*Set task*: Set the listing down unchanged, minus every embedded image.

*Data block*:
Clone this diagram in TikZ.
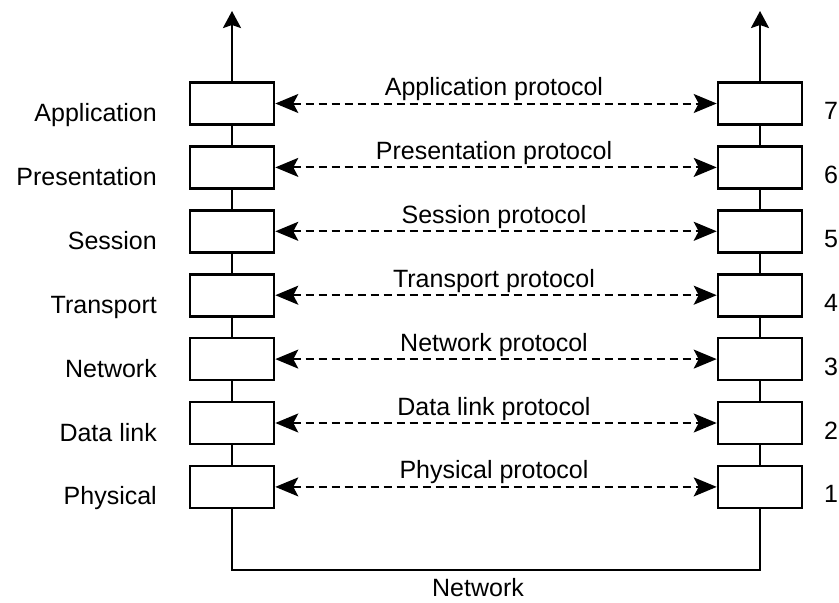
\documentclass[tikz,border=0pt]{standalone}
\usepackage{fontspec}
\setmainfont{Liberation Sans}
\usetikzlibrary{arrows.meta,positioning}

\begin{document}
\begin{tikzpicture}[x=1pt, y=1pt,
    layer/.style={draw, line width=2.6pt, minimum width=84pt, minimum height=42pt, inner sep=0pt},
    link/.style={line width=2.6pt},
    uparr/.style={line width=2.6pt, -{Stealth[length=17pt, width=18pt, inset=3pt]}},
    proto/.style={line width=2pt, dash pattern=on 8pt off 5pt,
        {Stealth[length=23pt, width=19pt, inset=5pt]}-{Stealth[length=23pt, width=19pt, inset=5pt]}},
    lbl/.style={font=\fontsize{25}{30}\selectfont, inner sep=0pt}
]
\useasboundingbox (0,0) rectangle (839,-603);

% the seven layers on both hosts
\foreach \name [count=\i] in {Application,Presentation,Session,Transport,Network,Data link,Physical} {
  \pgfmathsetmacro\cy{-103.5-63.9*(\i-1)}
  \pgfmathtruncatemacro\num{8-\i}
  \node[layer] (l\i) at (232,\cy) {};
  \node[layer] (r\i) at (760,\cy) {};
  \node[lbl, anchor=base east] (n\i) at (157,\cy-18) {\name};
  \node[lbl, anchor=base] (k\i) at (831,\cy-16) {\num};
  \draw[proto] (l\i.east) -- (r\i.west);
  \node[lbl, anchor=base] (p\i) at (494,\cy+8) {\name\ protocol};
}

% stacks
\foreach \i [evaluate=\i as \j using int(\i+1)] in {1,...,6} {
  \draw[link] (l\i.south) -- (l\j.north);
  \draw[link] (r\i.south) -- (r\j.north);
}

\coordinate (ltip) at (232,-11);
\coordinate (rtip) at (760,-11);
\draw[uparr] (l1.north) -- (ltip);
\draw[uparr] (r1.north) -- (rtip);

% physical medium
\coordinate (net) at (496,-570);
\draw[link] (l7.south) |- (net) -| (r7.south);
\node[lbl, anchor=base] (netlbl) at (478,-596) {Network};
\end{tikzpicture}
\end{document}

*Result for this exercise*:
Clone this diagram in TikZ.
\documentclass[tikz,border=0pt]{standalone}
\usepackage{fontspec}
\setmainfont{Liberation Sans}
\usetikzlibrary{arrows.meta,positioning}

\begin{document}
\begin{tikzpicture}[x=1pt, y=1pt,
    layer/.style={draw, line width=2.6pt, minimum width=84pt, minimum height=42pt, inner sep=0pt},
    link/.style={line width=2.6pt},
    uparr/.style={line width=2.6pt, -{Stealth[length=17pt, width=18pt, inset=3pt]}},
    proto/.style={line width=2pt, dash pattern=on 8pt off 5pt,
        {Stealth[length=23pt, width=19pt, inset=5pt]}-{Stealth[length=23pt, width=19pt, inset=5pt]}},
    lbl/.style={font=\fontsize{25}{30}\selectfont, inner sep=0pt}
]
\useasboundingbox (0,0) rectangle (839,-603);

% the seven layers on both hosts
\foreach \name [count=\i] in {Application,Presentation,Session,Transport,Network,Data link,Physical} {
  \pgfmathsetmacro\cy{-103.5-63.9*(\i-1)}
  \pgfmathtruncatemacro\num{8-\i}
  \node[layer] (l\i) at (232,\cy) {};
  \node[layer] (r\i) at (760,\cy) {};
  \node[lbl, anchor=base east] (n\i) at (157,\cy-18) {\name};
  \node[lbl, anchor=base] (k\i) at (831,\cy-16) {\num};
  \draw[proto] (l\i.east) -- (r\i.west);
  \node[lbl, anchor=base] (p\i) at (494,\cy+8) {\name\ protocol};
}

% stacks
\foreach \i [evaluate=\i as \j using int(\i+1)] in {1,...,6} {
  \draw[link] (l\i.south) -- (l\j.north);
  \draw[link] (r\i.south) -- (r\j.north);
}

\coordinate (ltip) at (232,-11);
\coordinate (rtip) at (760,-11);
\draw[uparr] (l1.north) -- (ltip);
\draw[uparr] (r1.north) -- (rtip);

% physical medium
\coordinate (net) at (496,-570);
\draw[link] (l7.south) |- (net) -| (r7.south);
\node[lbl, anchor=base] (netlbl) at (478,-596) {Network};
\end{tikzpicture}
\end{document}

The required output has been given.